Receiving a value into a fresh variable: the value is copied from the channel into the receiver's frame. That receiver variable is not automatically escaped; it follows the usual rules.

Goroutine-launched functions inherit standard escape rules: arguments that the goroutine retains escape, arguments only read inside don't.

7. Method value vs. method expression¶

type T struct{ v int }

func (t T) Get() int { return t.v }

func a() {
    t := T{42}
    f := t.Get               // method value: captures t (by value)
    _ = f()
}

func b() {
    f := T.Get               // method expression: takes t as first arg, captures nothing
    _ = f(T{42})
}

A method value captures the receiver — that capture follows closure escape rules. A method expression is just a regular function. If you assign a method value to a heap-resident variable, the receiver escapes.

8. `defer` and escape¶

defer f(args) evaluates the arguments immediately and stores them in a deferred call record. The record lives on the goroutine's stack (Go 1.14+, "open-coded defers") for the common case. Pathological cases — defers inside loops, defers via function values, more than 8 defers per function — fall back to a heap-allocated record.

for _, f := range files {
    f, _ := os.Open(...)
    defer f.Close()           // heap-allocated record per iteration in pre-1.14 / pathological cases
}

In Go 1.14+ this is much better, but the deeper bug — defers don't fire until the function returns — is still the bigger problem.
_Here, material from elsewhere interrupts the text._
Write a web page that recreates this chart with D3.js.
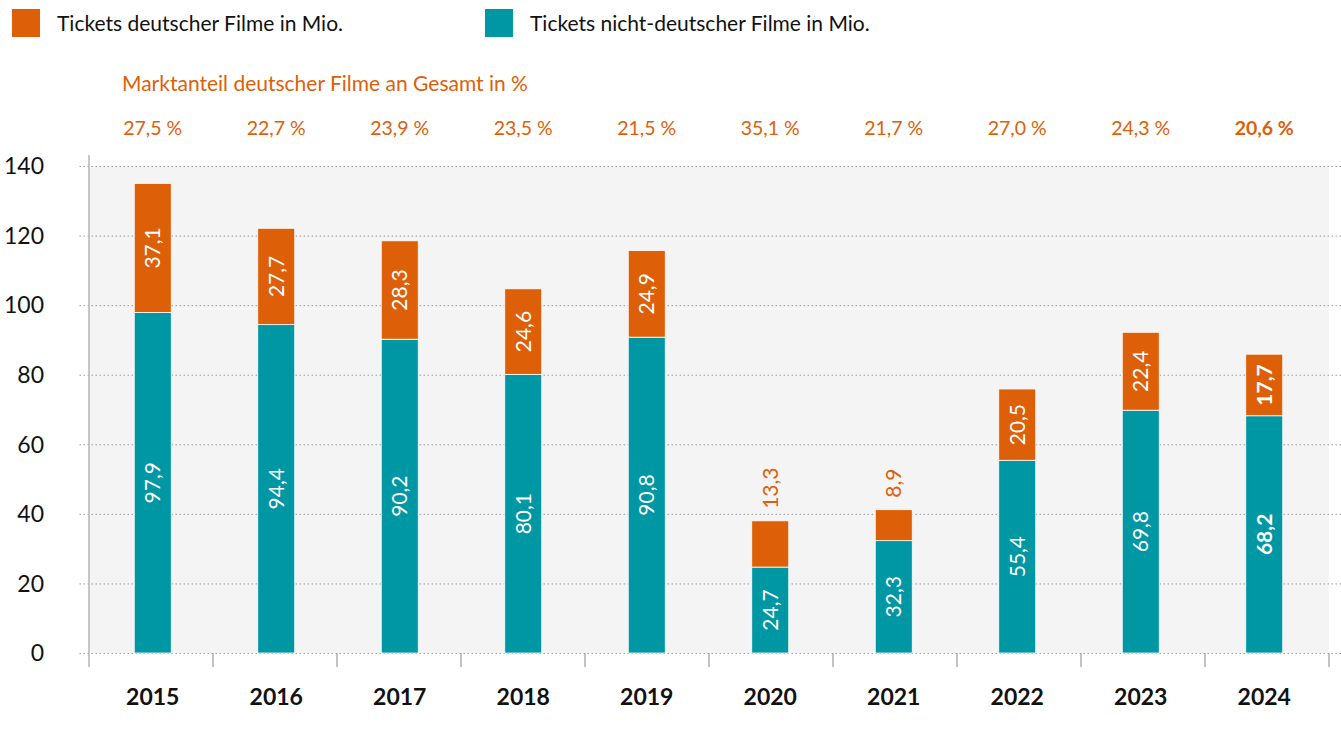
<!DOCTYPE html>
<html>
<head>
<meta charset="utf-8">
<script src="https://cdn.jsdelivr.net/npm/d3@7/dist/d3.min.js"></script>
<style>
    body { margin: 0; background: #fff; }
    svg { display: block; font-family: "Lato", "Noto Sans", sans-serif; }
    .grid line { stroke: #9a9a9a; stroke-dasharray: 1.5,2.5; }
    .grid path { display: none; }
    .ytick text { font-size: 23px; fill: #111; }
    .xlab { font-size: 23px; font-weight: bold; fill: #111; text-anchor: middle; }
    .share { font-size: 19.5px; fill: #dd6008; text-anchor: middle; }
    .lbl { font-size: 21px; }
</style>
</head>
<body>
<svg id="chart"></svg>
<script>
var years = ["2015", "2016", "2017", "2018", "2019", "2020", "2021", "2022", "2023", "2024"];
var germanTickets = [37.1, 27.7, 28.3, 24.6, 24.9, 13.3, 8.9, 20.5, 22.4, 17.7];
var otherTickets = [97.9, 94.4, 90.2, 80.1, 90.8, 24.7, 32.3, 55.4, 69.8, 68.2];
var germanShare = [27.5, 22.7, 23.9, 23.5, 21.5, 35.1, 21.7, 27.0, 24.3, 20.6];
var yTicks = [0, 20, 40, 60, 80, 100, 120, 140];
var seriesNames = ["Tickets deutscher Filme in Mio.", "Tickets nicht-deutscher Filme in Mio."];

var orange = "#dd6008", teal = "#0097a4";
var width = 1341, height = 731;
var plotLeft = 89, plotRight = 1329, plotTop = 166, plotBottom = 653;

var de = d3.formatLocale({ decimal: ",", thousands: ".", grouping: [3], currency: ["", " €"] });
var fmt = de.format(".1f");

var svg = d3.select("#chart").attr("width", width).attr("height", height);

var x = d3.scaleBand().domain(years).range([plotLeft + 2, plotRight - 3]);
var y = d3.scaleLinear().domain([0, 140]).range([plotBottom, plotTop]);

// plot background
svg.append("rect")
    .attr("x", plotLeft).attr("y", plotTop)
    .attr("width", plotRight - plotLeft).attr("height", plotBottom - plotTop)
    .attr("fill", "#f4f4f4");

// gridlines
svg.append("g").attr("class", "grid")
    .attr("transform", "translate(" + width + ",0)")
    .call(d3.axisLeft(y).tickValues(yTicks).tickSize(width - 79).tickFormat(""));

// y tick labels
svg.append("g").attr("class", "ytick")
    .selectAll("text").data(yTicks).enter().append("text")
    .attr("x", 44).attr("y", function (d) { return y(d); })
    .attr("dy", "0.36em").attr("text-anchor", "end")
    .text(function (d) { return d; });

// left axis line
svg.append("line")
    .attr("x1", plotLeft).attr("x2", plotLeft).attr("y1", 155).attr("y2", 667)
    .attr("stroke", "#b5b5b5").attr("stroke-width", 1.5);

// x ticks at category boundaries
var bounds = d3.range(years.length + 1).map(function (i) { return plotLeft + i * (plotRight - plotLeft) / years.length; });
svg.append("g").selectAll("line").data(bounds.slice(1)).enter().append("line")
    .attr("x1", function (d) { return d; }).attr("x2", function (d) { return d; })
    .attr("y1", plotBottom).attr("y2", 667)
    .attr("stroke", "#9a9a9a").attr("stroke-width", 1.2);

var data = years.map(function (yr, i) {
    return { year: yr, de: germanTickets[i], other: otherTickets[i], share: germanShare[i], last: i === years.length - 1 };
});

var bw = 37;
var bars = svg.append("g").selectAll("g").data(data).enter().append("g")
    .attr("transform", function (d) { return "translate(" + (x(d.year) + x.bandwidth() / 2) + ",0)"; });

bars.append("rect")
    .attr("x", -bw / 2).attr("width", bw)
    .attr("y", function (d) { return y(d.other); })
    .attr("height", function (d) { return y(0) - y(d.other); })
    .attr("fill", teal).attr("stroke", "#fff").attr("stroke-width", 0.8);

bars.append("rect")
    .attr("x", -bw / 2).attr("width", bw)
    .attr("y", function (d) { return y(d.other + d.de); })
    .attr("height", function (d) { return y(d.other) - y(d.other + d.de); })
    .attr("fill", orange).attr("stroke", "#fff").attr("stroke-width", 0.8);

// in-bar labels
bars.append("text").attr("class", "lbl")
    .attr("transform", function (d) { return "translate(0," + (y(d.other / 2)) + ") rotate(-90)"; })
    .attr("text-anchor", "middle").attr("dy", "0.36em")
    .attr("fill", "#fff")
    .attr("font-weight", function (d) { return d.last ? "bold" : null; })
    .text(function (d) { return fmt(d.other); });

// small german segments get their label above the bar
bars.append("text").attr("class", "lbl")
    .attr("transform", function (d) {
        if (d.de < 15) return "translate(0," + (y(d.other + d.de) - 12) + ") rotate(-90)";
        return "translate(0," + y(d.other + d.de / 2) + ") rotate(-90)";
    })
    .attr("text-anchor", function (d) { return d.de < 15 ? "start" : "middle"; })
    .attr("dy", "0.36em")
    .attr("fill", function (d) { return d.de < 15 ? orange : "#fff"; })
    .attr("font-weight", function (d) { return d.last ? "bold" : null; })
    .text(function (d) { return fmt(d.de); });

// year labels
svg.append("g").selectAll("text").data(data).enter().append("text")
    .attr("class", "xlab")
    .attr("x", function (d) { return x(d.year) + x.bandwidth() / 2; })
    .attr("y", 705)
    .text(function (d) { return d.year; });

// market share row
svg.append("text")
    .attr("x", 122).attr("y", 91)
    .attr("font-size", 21).attr("fill", orange)
    .text("Marktanteil deutscher Filme an Gesamt in %");

svg.append("g").selectAll("text").data(data).enter().append("text")
    .attr("class", "share")
    .attr("x", function (d) { return x(d.year) + x.bandwidth() / 2; })
    .attr("y", 135)
    .attr("font-weight", function (d) { return d.last ? "bold" : null; })
    .text(function (d) { return fmt(d.share) + " %"; });

// legend
var legend = svg.append("g").selectAll("g").data(seriesNames).enter().append("g")
    .attr("transform", function (d, i) { return "translate(" + (i === 0 ? 12 : 485) + ",9)"; });
legend.append("rect").attr("width", 28).attr("height", 28)
    .attr("fill", function (d, i) { return i === 0 ? orange : teal; });
legend.append("text").attr("x", 45).attr("y", 14).attr("dy", "0.36em")
    .attr("font-size", 21).attr("fill", "#111")
    .text(function (d) { return d; });
</script>
</body>
</html>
9. The "stack-allocated map" myth¶

Maps are always heap. Period.

m := map[string]int{}

The map header itself is small but lives on the heap; its buckets, definitely on the heap. There is no stack-allocated map in current Go. If you need a tiny lookup, prefer a fixed array or a switch for compile-time constant keys.

For very small int-keyed sparse data, a slice can beat a map. For string-keyed small dictionaries with known keys, a switch beats both.
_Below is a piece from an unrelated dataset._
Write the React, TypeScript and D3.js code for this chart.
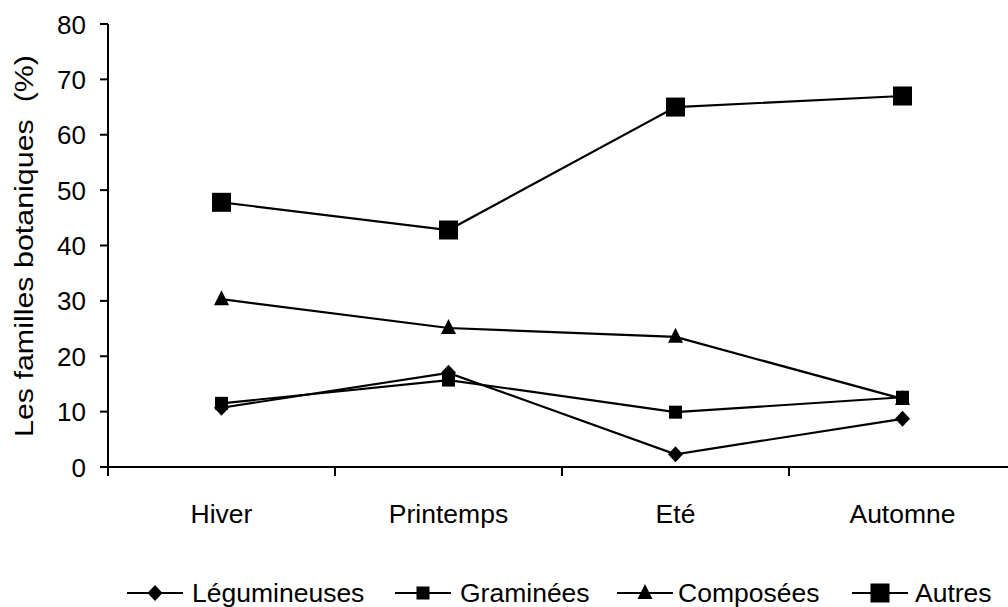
import React from "react";
import * as d3 from "d3";

const categories = ["Hiver", "Printemps", "Eté", "Automne"];
const legumineuses = [10.7, 17.0, 2.3, 8.7];
const graminees = [11.5, 15.7, 9.9, 12.6];
const composees = [30.3, 25.1, 23.5, 12.3];
const autres = [47.8, 42.8, 65.0, 67.0];
const yTicks = [0, 10, 20, 30, 40, 50, 60, 70, 80];
const seriesNames = ["Légumineuses", "Graminées", "Composées", "Autres"];

const W = 1008;
const H = 607;
const FONT = "'Liberation Sans', Arial, Helvetica, sans-serif";

type Shape = "diamond" | "square" | "triangle" | "bigsquare";

function Marker({ shape, x, y }: { shape: Shape; x: number; y: number }) {
  if (shape === "diamond") {
    const rx = 7.5;
    const ry = 8;
    return <path d={`M${x},${y - ry}L${x + rx},${y}L${x},${y + ry}L${x - rx},${y}Z`} fill="#000" />;
  }
  if (shape === "square") {
    const s = 13;
    return <rect x={x - s / 2} y={y - s / 2} width={s} height={s} fill="#000" />;
  }
  if (shape === "triangle") {
    const s = 15;
    const h = 15;
    return <path d={`M${x},${y - h * 0.6}L${x + s / 2},${y + h * 0.4}L${x - s / 2},${y + h * 0.4}Z`} fill="#000" />;
  }
  const s = 19;
  return <rect x={x - s / 2} y={y - s / 2} width={s} height={s} fill="#000" />;
}

export default function App() {
  const x = d3.scaleBand<string>().domain(categories).range([108, 1016]).padding(0);
  const y = d3.scaleLinear().domain([0, 80]).range([467, 24]);
  const cx = (c: string) => (x(c) ?? 0) + x.bandwidth() / 2;

  const series: { name: string; values: number[]; shape: Shape }[] = [
    { name: seriesNames[0], values: legumineuses, shape: "diamond" },
    { name: seriesNames[1], values: graminees, shape: "square" },
    { name: seriesNames[2], values: composees, shape: "triangle" },
    { name: seriesNames[3], values: autres, shape: "bigsquare" },
  ];

  const line = d3
    .line<number>()
    .x((_, i) => cx(categories[i]))
    .y((d) => y(d));

  const boundaries = d3.range(categories.length + 1).map((i) => 108 + i * x.step());

  const legendItems = [
    { lineX: 127, textX: 192 },
    { lineX: 395, textX: 460 },
    { lineX: 617, textX: 678 },
    { lineX: 852, textX: 915 },
  ];
  const legendLineY = 593;
  const legendBaseline = 602;

  return (
    <svg
      width={W}
      height={H}
      style={{ position: "absolute", left: 0, top: 0, background: "#fff" }}
      fontFamily={FONT}
    >
      <rect x={0} y={0} width={W} height={H} fill="#fff" />
      {/* Y axis */}
      <line x1={108} x2={108} y1={y(80)} y2={y(0)} stroke="#000" strokeWidth={2} />
      {yTicks.map((t) => (
        <g key={t}>
          <line x1={100} x2={108} y1={y(t)} y2={y(t)} stroke="#000" strokeWidth={2} />
          <text
            x={86}
            y={y(t) + 9.5}
            textAnchor="end"
            fontSize={26}
            fill="#000"
          >
            {t}
          </text>
        </g>
      ))}
      {/* X axis */}
      <line x1={108} x2={1016} y1={y(0)} y2={y(0)} stroke="#000" strokeWidth={2} />
      {boundaries.map((b, i) => (
        <line key={i} x1={b} x2={b} y1={y(0)} y2={y(0) + 9} stroke="#000" strokeWidth={2} />
      ))}
      {categories.map((c) => (
        <text key={c} x={cx(c)} y={523} textAnchor="middle" fontSize={26.5} fill="#000">
          {c}
        </text>
      ))}
      {/* Y title */}
      <text
        transform={`translate(33,246) rotate(-90)`}
        x={-191}
        y={0}
        fontSize={25.5}
        fill="#000"
        textLength={382}
        lengthAdjust="spacingAndGlyphs"
        style={{ whiteSpace: "pre" }}
      >
        {"Les familles botaniques  (%)"}
      </text>
      {/* Series */}
      {series.map((s) => (
        <g key={s.name}>
          <path d={line(s.values) ?? ""} fill="none" stroke="#000" strokeWidth={2.2} />
          {s.values.map((v, i) => (
            <Marker key={i} shape={s.shape} x={cx(categories[i])} y={y(v)} />
          ))}
        </g>
      ))}
      {/* Legend */}
      {series.map((s, i) => {
        const it = legendItems[i];
        return (
          <g key={s.name}>
            <line
              x1={it.lineX}
              x2={it.lineX + 56}
              y1={legendLineY}
              y2={legendLineY}
              stroke="#000"
              strokeWidth={2.2}
            />
            <Marker shape={s.shape} x={it.lineX + 28} y={legendLineY} />
            <text x={it.textX} y={legendBaseline} fontSize={26.5} fill="#000">
              {s.name}
            </text>
          </g>
        );
      })}
    </svg>
  );
}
10. Slicing a stack-only array¶

func f() int {
    var a [16]int           // stack
    s := a[:]               // s's backing array is a's storage; doesn't escape
    return sum(s)
}

The slice header points into the stack array. As long as s doesn't escape, a remains on the stack. The moment you return s or store it in a heap-resident container, a is moved to the heap.

This pattern — fixed-size local array, slice it, hand to a helper — is a common zero-allocation technique.
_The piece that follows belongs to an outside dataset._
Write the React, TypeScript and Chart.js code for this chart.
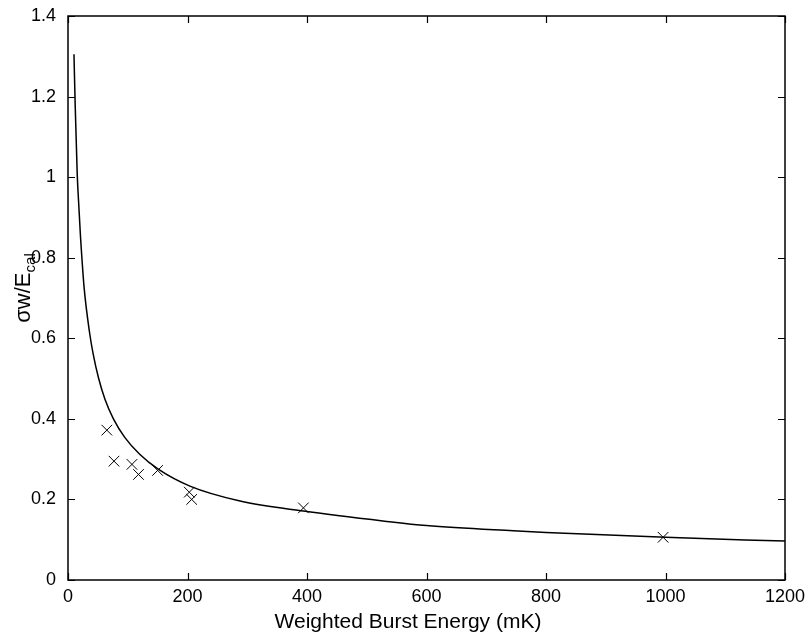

11. Compiler version drift¶

Escape analysis changes between Go versions. Notable improvements:

Go 1.17: more accurate analysis through method values.
Go 1.20: better handling of zero-sized slices and certain closure patterns.
Go 1.21: improved analysis for inlined methods on pointer receivers.
Go 1.22+: incremental improvements to interface conversion detection.

A bench that shows 0 allocs/op today may show 1 alloc/op tomorrow if a compiler heuristic flips. Treat zero-alloc benchmarks as regression guards, not invariants.

12. Adversarial code review¶

When reviewing code where allocations matter, look for:

Pattern	Likely escape
`return &localStruct{...}`	Yes
`interface{}` parameter in a hot loop	Yes
`fmt.Sprintf` in a hot path	Yes (format args slice, formatter, result)
`reflect.X` anywhere on the path	Yes
Closure stored in a struct field	Captures escape
`make([]T, 0, capacity)` where the slice is returned	Yes
`&T.Method` where `T` is the local receiver	Captures `T` to heap

Most of these are fine in normal code. They're only "bugs" in measured-hot paths.

13. When escape is correct¶

Don't fight the analyzer for its own sake. A heap allocation is the right answer when:

The lifetime is genuinely longer than the call.
The object is too large for the stack.
Predictable structure beats a fragile zero-alloc optimization that breaks on the next Go upgrade.

The goal of escape analysis literacy is to make informed choices — sometimes the choice is "accept the allocation; it's fine".

14. Summary¶

Escape analysis is a conservative, intra-function pass with cross-function summaries, refined by inlining. Senior engineers read -m output fluently, use benchstat to track regressions, and know which patterns (returned addresses, interface conversion, reflection, unsafe, closures) reliably cause escape. The goal isn't zero allocations everywhere — it's understanding which allocations you're paying for and why.